The sudden cold snap, brought on by high pressure sweeping down from China, provided a refreshing change in the capital , which usually sees temperatures in the high 20s at this time of the year. But the cold weather was not so welcome up north, where farmers fretted about damage to their crops.
On the streets of Bangkok, motorcycle taxi driver Bantheng Phumthonwang, 40, had to layer two T-shirts under his jacket and wear thick riding gloves.
"This weather makes it harder for me because the wind is really cold," he said. "But I am more worried about rain than cold weather."
He added that he did not see any drop or increase in business.

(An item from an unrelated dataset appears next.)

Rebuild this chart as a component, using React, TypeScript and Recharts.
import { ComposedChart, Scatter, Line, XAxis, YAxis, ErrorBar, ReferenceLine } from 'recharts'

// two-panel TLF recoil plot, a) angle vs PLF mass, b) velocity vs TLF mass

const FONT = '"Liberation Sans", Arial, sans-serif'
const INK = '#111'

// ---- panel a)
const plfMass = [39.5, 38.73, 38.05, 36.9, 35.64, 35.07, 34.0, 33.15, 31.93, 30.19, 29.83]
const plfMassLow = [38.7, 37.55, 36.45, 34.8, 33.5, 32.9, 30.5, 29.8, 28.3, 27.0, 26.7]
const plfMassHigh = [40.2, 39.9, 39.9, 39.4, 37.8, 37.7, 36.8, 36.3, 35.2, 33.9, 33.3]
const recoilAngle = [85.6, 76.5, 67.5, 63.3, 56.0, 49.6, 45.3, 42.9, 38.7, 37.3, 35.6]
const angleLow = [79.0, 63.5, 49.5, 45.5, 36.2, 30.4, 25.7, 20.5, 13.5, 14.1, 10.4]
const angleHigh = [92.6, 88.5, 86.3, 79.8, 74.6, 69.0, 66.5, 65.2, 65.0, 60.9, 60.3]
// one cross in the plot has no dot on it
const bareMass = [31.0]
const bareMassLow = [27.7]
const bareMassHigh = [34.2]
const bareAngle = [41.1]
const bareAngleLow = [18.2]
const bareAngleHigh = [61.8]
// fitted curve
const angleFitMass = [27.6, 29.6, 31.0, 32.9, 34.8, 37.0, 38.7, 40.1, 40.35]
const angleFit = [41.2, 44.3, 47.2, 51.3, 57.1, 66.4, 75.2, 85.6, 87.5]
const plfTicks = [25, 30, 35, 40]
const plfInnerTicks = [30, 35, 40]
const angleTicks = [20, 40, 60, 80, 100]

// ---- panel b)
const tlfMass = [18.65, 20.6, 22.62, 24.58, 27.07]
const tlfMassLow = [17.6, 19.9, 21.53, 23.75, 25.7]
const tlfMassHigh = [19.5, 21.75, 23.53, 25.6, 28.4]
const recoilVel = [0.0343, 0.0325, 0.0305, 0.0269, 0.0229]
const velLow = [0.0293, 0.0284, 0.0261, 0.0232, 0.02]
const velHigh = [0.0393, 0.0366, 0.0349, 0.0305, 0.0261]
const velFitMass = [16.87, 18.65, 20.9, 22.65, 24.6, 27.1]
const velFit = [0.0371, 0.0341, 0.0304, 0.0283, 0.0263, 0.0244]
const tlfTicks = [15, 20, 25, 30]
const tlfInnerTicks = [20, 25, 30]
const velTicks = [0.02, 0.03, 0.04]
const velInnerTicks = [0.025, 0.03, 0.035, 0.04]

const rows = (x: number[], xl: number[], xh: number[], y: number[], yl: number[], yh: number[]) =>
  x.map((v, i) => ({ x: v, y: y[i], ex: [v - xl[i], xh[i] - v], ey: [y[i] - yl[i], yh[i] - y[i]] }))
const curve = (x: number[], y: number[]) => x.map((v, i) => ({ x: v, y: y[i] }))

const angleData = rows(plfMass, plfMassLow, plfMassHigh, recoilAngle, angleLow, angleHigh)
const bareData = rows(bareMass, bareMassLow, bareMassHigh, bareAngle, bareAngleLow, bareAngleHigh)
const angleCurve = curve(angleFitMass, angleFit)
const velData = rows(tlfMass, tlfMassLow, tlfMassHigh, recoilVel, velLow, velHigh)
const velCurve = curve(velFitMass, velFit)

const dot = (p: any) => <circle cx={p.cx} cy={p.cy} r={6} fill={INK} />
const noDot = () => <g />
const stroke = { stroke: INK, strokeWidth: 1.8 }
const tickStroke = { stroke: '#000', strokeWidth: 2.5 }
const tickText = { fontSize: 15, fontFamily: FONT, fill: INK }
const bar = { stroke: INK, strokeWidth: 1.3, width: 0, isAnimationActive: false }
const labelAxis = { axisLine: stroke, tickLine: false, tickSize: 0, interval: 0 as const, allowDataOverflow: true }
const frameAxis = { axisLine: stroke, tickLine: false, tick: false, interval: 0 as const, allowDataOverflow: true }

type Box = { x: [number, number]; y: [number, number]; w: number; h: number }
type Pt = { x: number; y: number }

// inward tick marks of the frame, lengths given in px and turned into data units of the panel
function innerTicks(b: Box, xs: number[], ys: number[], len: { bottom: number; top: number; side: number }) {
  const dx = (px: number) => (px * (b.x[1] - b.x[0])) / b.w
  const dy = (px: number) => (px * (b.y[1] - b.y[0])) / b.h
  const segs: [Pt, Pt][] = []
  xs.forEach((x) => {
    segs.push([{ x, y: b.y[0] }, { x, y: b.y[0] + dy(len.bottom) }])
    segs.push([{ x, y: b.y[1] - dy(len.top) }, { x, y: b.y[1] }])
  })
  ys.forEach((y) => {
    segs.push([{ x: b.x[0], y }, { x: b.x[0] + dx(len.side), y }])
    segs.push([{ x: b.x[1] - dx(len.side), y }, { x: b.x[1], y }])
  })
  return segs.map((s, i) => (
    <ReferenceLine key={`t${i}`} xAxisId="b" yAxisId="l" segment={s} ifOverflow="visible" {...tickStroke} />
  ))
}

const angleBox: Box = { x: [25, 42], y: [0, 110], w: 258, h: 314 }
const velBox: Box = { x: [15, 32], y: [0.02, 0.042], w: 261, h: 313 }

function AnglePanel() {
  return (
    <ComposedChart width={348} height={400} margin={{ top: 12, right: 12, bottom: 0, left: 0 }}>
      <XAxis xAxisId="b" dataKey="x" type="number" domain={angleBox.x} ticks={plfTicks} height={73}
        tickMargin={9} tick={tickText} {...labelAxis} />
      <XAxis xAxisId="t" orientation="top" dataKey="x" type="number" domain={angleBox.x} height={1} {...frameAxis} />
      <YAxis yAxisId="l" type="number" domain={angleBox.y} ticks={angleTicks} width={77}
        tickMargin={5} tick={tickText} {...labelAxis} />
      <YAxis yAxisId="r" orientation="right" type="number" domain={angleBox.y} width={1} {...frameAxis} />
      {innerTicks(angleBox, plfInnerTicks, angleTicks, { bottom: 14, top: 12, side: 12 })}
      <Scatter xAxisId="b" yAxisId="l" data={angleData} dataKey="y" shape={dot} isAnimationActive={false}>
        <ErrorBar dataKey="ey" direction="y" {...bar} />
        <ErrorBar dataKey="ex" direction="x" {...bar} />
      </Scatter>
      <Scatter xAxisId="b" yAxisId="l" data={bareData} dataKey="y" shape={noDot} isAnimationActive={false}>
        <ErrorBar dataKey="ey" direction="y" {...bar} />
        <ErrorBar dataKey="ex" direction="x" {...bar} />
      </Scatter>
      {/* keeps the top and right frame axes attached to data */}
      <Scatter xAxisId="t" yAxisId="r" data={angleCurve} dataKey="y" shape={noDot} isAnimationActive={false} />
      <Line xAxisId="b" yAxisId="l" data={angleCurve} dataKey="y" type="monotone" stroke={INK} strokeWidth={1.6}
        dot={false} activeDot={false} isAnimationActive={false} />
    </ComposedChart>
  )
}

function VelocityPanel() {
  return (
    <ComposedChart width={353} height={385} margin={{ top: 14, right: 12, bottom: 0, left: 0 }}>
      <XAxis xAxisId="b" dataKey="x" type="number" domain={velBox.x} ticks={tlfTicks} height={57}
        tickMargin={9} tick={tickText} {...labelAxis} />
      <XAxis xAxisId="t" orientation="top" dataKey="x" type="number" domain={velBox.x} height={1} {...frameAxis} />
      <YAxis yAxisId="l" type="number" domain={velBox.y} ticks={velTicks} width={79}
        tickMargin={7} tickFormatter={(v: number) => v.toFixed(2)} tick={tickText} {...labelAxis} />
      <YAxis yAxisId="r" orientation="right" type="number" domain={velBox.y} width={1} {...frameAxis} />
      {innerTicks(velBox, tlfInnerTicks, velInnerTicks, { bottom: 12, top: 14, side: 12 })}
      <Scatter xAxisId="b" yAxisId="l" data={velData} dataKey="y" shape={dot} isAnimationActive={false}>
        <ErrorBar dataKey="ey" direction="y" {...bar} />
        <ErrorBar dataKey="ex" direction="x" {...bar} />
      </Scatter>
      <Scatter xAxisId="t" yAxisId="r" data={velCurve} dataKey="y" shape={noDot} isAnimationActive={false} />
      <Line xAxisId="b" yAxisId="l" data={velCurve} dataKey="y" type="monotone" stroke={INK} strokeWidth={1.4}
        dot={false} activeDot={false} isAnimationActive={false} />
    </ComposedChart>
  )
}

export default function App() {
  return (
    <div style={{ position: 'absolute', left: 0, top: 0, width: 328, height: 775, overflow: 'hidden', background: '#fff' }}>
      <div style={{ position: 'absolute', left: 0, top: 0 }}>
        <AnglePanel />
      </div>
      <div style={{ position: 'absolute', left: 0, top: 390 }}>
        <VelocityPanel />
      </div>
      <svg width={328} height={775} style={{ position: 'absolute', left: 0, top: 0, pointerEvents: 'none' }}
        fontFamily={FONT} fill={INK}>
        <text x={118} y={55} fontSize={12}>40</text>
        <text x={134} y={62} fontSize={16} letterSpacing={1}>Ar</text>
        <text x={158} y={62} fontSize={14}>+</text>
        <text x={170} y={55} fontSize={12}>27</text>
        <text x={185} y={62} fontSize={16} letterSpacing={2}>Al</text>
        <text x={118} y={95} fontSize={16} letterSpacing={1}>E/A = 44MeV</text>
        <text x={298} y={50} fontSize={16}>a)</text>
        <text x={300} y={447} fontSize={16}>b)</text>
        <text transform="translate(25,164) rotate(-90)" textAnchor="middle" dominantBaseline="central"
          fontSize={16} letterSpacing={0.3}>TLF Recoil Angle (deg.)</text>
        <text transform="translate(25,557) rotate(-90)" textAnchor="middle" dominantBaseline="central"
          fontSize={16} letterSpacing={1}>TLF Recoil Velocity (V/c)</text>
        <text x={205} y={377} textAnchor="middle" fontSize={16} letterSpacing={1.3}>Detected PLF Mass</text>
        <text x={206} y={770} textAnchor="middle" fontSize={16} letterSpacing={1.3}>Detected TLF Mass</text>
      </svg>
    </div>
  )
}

Office workers took the opportunity to pull out their winter wear and take midday strolls that would normally drench one in perspiration.
Communications executive Aujcharapa Wangsawang said: "I get to dress up, wear a coat and look more fashionable in my office wear.

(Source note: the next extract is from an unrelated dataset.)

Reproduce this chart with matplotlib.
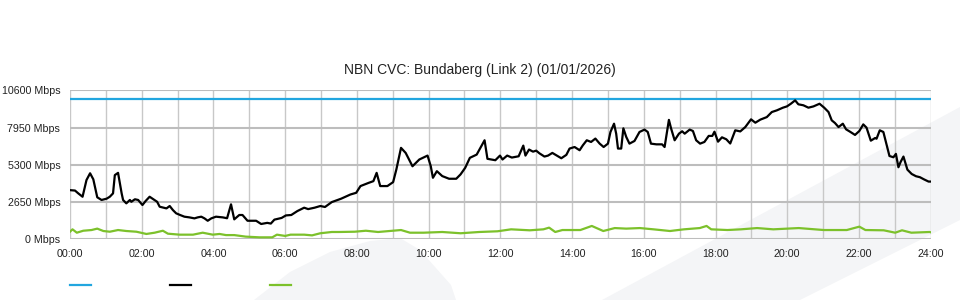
import matplotlib
matplotlib.use("Agg")
import matplotlib.pyplot as plt
from matplotlib.lines import Line2D
from matplotlib.patches import Polygon


TITLE = "NBN CVC: Bundaberg (Link 2) (01/01/2026)"
OUTPUT_PATH = "out.png"

# Capacity (blue)
cap_hours = [0, 24]
cap_mbps = [10000, 10000]

# Download traffic (black)
down_hours = [
    0.00, 0.14, 0.23, 0.35, 0.46, 0.56, 0.65, 0.76, 0.88, 1.02,
    1.11, 1.20, 1.25, 1.34, 1.44, 1.48, 1.57, 1.67, 1.71, 1.81,
    1.90, 2.02, 2.11, 2.22, 2.33, 2.43, 2.50, 2.69, 2.78, 2.87,
    2.96, 3.07, 3.19, 3.33, 3.47, 3.56, 3.66, 3.75, 3.84, 3.94,
    4.07, 4.26, 4.38, 4.49, 4.58, 4.72, 4.81, 4.95, 5.19, 5.33,
    5.50, 5.60, 5.70, 5.90, 6.02, 6.17, 6.34, 6.53, 6.64, 6.82,
    6.98, 7.11, 7.30, 7.56, 7.82, 7.98, 8.10, 8.33, 8.46, 8.55,
    8.65, 8.85, 9.01, 9.10, 9.23, 9.36, 9.55, 9.74, 9.97, 10.06,
    10.12, 10.23, 10.38, 10.57, 10.77, 10.89, 11.02, 11.15, 11.34, 11.47,
    11.56, 11.64, 11.86, 11.99, 12.06, 12.19, 12.32, 12.51, 12.64, 12.70,
    12.80, 12.91, 13.00, 13.09, 13.23, 13.33, 13.45, 13.56, 13.70, 13.84,
    13.93, 14.07, 14.21, 14.30, 14.41, 14.53, 14.65, 14.77, 14.88, 15.00,
    15.07, 15.17, 15.23, 15.28, 15.37, 15.43, 15.51, 15.60, 15.74, 15.88,
    16.02, 16.11, 16.20, 16.35, 16.51, 16.58, 16.70, 16.76, 16.86, 16.98,
    17.07, 17.14, 17.28, 17.37, 17.46, 17.57, 17.69, 17.81, 17.91, 17.97,
    18.07, 18.18, 18.30, 18.41, 18.55, 18.69, 18.83, 18.99, 19.11, 19.25,
    19.43, 19.57, 19.71, 19.88, 19.99, 20.10, 20.22, 20.31, 20.45, 20.59,
    20.73, 20.90, 21.03, 21.15, 21.24, 21.33, 21.43, 21.55, 21.64, 21.75,
    21.89, 22.01, 22.12, 22.21, 22.33, 22.45, 22.49, 22.58, 22.68, 22.77,
    22.85, 22.96, 23.03, 23.10, 23.16, 23.24, 23.35, 23.47, 23.59, 23.70,
    23.81, 23.94, 24.00,
]
down_mbps = [
    3500, 3470, 3270, 3030, 4220, 4700, 4270, 2990, 2800, 2890,
    3030, 3270, 4570, 4730, 3270, 2800, 2560, 2800, 2670, 2850,
    2800, 2440, 2730, 3030, 2840, 2670, 2320, 2200, 2370, 2080,
    1850, 1730, 1610, 1560, 1490, 1560, 1610, 1490, 1320, 1490,
    1610, 1560, 1500, 2490, 1420, 1730, 1730, 1320, 1320, 1090,
    1170, 1120, 1400, 1520, 1700, 1730, 2010, 2250, 2150, 2250,
    2370, 2300, 2650, 2890, 3190, 3310, 3790, 4020, 4140, 4730,
    3790, 3790, 4070, 4970, 6510, 6150, 5200, 5680, 5960, 5200,
    4380, 4850, 4500, 4310, 4310, 4620, 5090, 5800, 6030, 6630,
    7050, 5730, 5630, 5960, 5680, 5960, 5820, 5910, 6670, 5960,
    6390, 6240, 6310, 6120, 5890, 5960, 6150, 5980, 5770, 6010,
    6460, 6570, 6340, 6690, 7050, 6930, 7170, 6810, 6570, 6810,
    7640, 8230, 7520, 6460, 6460, 7900, 7290, 6810, 7000, 7640,
    7810, 7640, 6810, 6760, 6760, 6570, 8500, 7900, 7050, 7520,
    7690, 7520, 7810, 7710, 7050, 6810, 6930, 7360, 7360, 7660,
    6950, 7260, 7120, 6820, 7760, 7680, 7990, 8540, 8300, 8520,
    8700, 9060, 9180, 9370, 9460, 9650, 9890, 9610, 9540, 9370,
    9460, 9650, 9370, 9060, 8470, 8280, 7990, 8230, 7830, 7660,
    7430, 7710, 8180, 7950, 7020, 7210, 7160, 7760, 7640, 6720,
    5930, 5840, 6080, 5130, 5500, 5890, 4960, 4650, 4490, 4420,
    4270, 4110, 4110,
]

# Upload traffic (green)
up_hours = [
    0.00, 0.07, 0.19, 0.37, 0.60, 0.76, 0.93, 1.11, 1.34, 1.57,
    1.85, 2.13, 2.36, 2.59, 2.73, 3.06, 3.43, 3.70, 3.98, 4.17,
    4.35, 4.58, 4.90, 5.28, 5.64, 5.77, 6.00, 6.15, 6.53, 6.75,
    6.98, 7.30, 7.50, 7.94, 8.25, 8.59, 9.23, 9.48, 9.86, 10.38,
    10.89, 11.41, 11.92, 12.30, 12.82, 13.20, 13.36, 13.53, 13.73, 14.23,
    14.55, 14.87, 15.19, 15.51, 15.89, 16.27, 16.73, 17.12, 17.56, 17.75,
    17.88, 18.33, 18.71, 19.16, 19.61, 20.32, 21.02, 21.66, 22.01, 22.18,
    22.69, 23.01, 23.20, 23.46, 23.97, 24.00,
]
up_mbps = [
    540, 710, 470, 610, 660, 760, 590, 540, 660, 590,
    540, 380, 470, 610, 400, 330, 330, 470, 330, 380,
    300, 300, 190, 140, 140, 330, 240, 330, 330, 280,
    430, 520, 520, 540, 610, 520, 660, 470, 470, 520,
    430, 520, 570, 710, 640, 710, 830, 520, 660, 660,
    950, 590, 800, 760, 800, 710, 590, 710, 800, 950,
    710, 660, 710, 800, 710, 800, 660, 660, 900, 660,
    640, 470, 640, 470, 520, 500,
]

y_ticks = [0, 2650, 5300, 7950, 10600]
x_ticks = list(range(0, 25, 2))
x_labels = [f"{h:02d}:00" for h in x_ticks]

BLUE = "#22a6df"
GREEN = "#7cc12b"
BG_SHAPE = "#f4f5f7"
W, H = 960, 300


def px(x, y):
    # pixel coords -> figure fraction
    return (x / W, 1 - y / H)


def main():
    plt.rcParams["font.family"] = ["Liberation Sans", "DejaVu Sans"]

    fig = plt.figure(figsize=(9.6, 3), dpi=100)

    # faint background watermark shapes
    leaf = [(254, 300), (290, 272), (330, 252), (370, 241), (400, 238),
            (420, 250), (451, 285), (456, 300)]
    band = [(602, 300), (960, 107), (960, 220), (800, 300)]
    for shape in (leaf, band):
        fig.patches.append(Polygon([px(*p) for p in shape], closed=True,
                                   transform=fig.transFigure,
                                   facecolor=BG_SHAPE, edgecolor="none",
                                   zorder=-5))

    ax = fig.add_axes([70 / W, 1 - 239.3 / H, 860.7 / W, (239.3 - 90.4) / H])
    ax.set_zorder(1)
    ax.patch.set_alpha(0)

    ax.plot(cap_hours, cap_mbps, color=BLUE, lw=1.6, zorder=3)
    ax.plot(down_hours, down_mbps, color="black", lw=1.6, zorder=4)
    ax.plot(up_hours, up_mbps, color=GREEN, lw=1.6, zorder=3)

    ax.set_xlim(0, 24)
    ax.set_ylim(0, 10600)

    ax.set_xticks(x_ticks)
    ax.set_xticklabels(x_labels)
    ax.set_xticks(range(0, 25), minor=True)
    ax.set_yticks(y_ticks)
    ax.set_yticklabels([f"{v} Mbps" for v in y_ticks])

    ax.tick_params(axis="both", which="both", length=0, labelsize=7.7,
                   colors="#222222")
    ax.tick_params(axis="x", pad=7)
    ax.tick_params(axis="y", pad=7)

    ax.grid(True, axis="x", which="both", color="#c8c8c8", lw=1.0)
    ax.grid(True, axis="y", which="major", color="#bdbdbd", lw=1.5)
    ax.set_axisbelow(True)
    for side in ax.spines.values():
        side.set_visible(False)

    fig.text(0.5, 1 - 70 / H, TITLE, ha="center", va="center",
             fontsize=10, color="#222222")

    # legend swatches (no labels in the source)
    for x0, colour in ((70, BLUE), (170, "black"), (270, GREEN)):
        (xa, ya), (xb, yb) = px(x0, 285), px(x0 + 21, 285)
        fig.add_artist(Line2D([xa, xb], [ya, yb], color=colour, lw=1.6,
                              transform=fig.transFigure))

    fig.savefig(OUTPUT_PATH, dpi=100)
    plt.close(fig)


if __name__ == "__main__":
    main()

"And even though I feel lazy this morning, the weather makes me enthusiastic about going for a run."
In January 2014, Bangkok had its coldest day in 30 years when the mercury plunged to 15.6 deg C.
The mercury yesterday dipped far lower in the upper reaches of the kingdom. In the northern-most province of Chiang Rai, it was 8.6 deg C at 7am, according to data from the Thai Meteorological Department. At 4pm yesterday, the temperature there had barely edged up 1 deg C.
Meanwhile, tourists flocked to Doi Inthanon, the country's highest peak, where temperatures reportedly dropped to 3 deg C.
The cold appears to have claimed at least one victim. According to the Bangkok Post, a 61-year-old man from Sakon Nakhon province was found dead near his stove yesterday morning.
The meteorological department expects the cold spell up north to last another week or so, although Bangkok should warm up in about two days.
"The temperature change may help ease the (existing) drought in some areas where there is also rain, but not much because it's just temporary," its director-general, Mr Wanchai Sakudomchai, told The Straits Times.
However, the swings in temperature are making strawberry farmer Wittaya Narata uneasy. The chief of a 20-member strawberry farmers' network in Chiang Mai province told The Straits Times over the phone: "Cold weather makes our strawberries bigger and tastier, but sudden changes in temperature reduce their quality."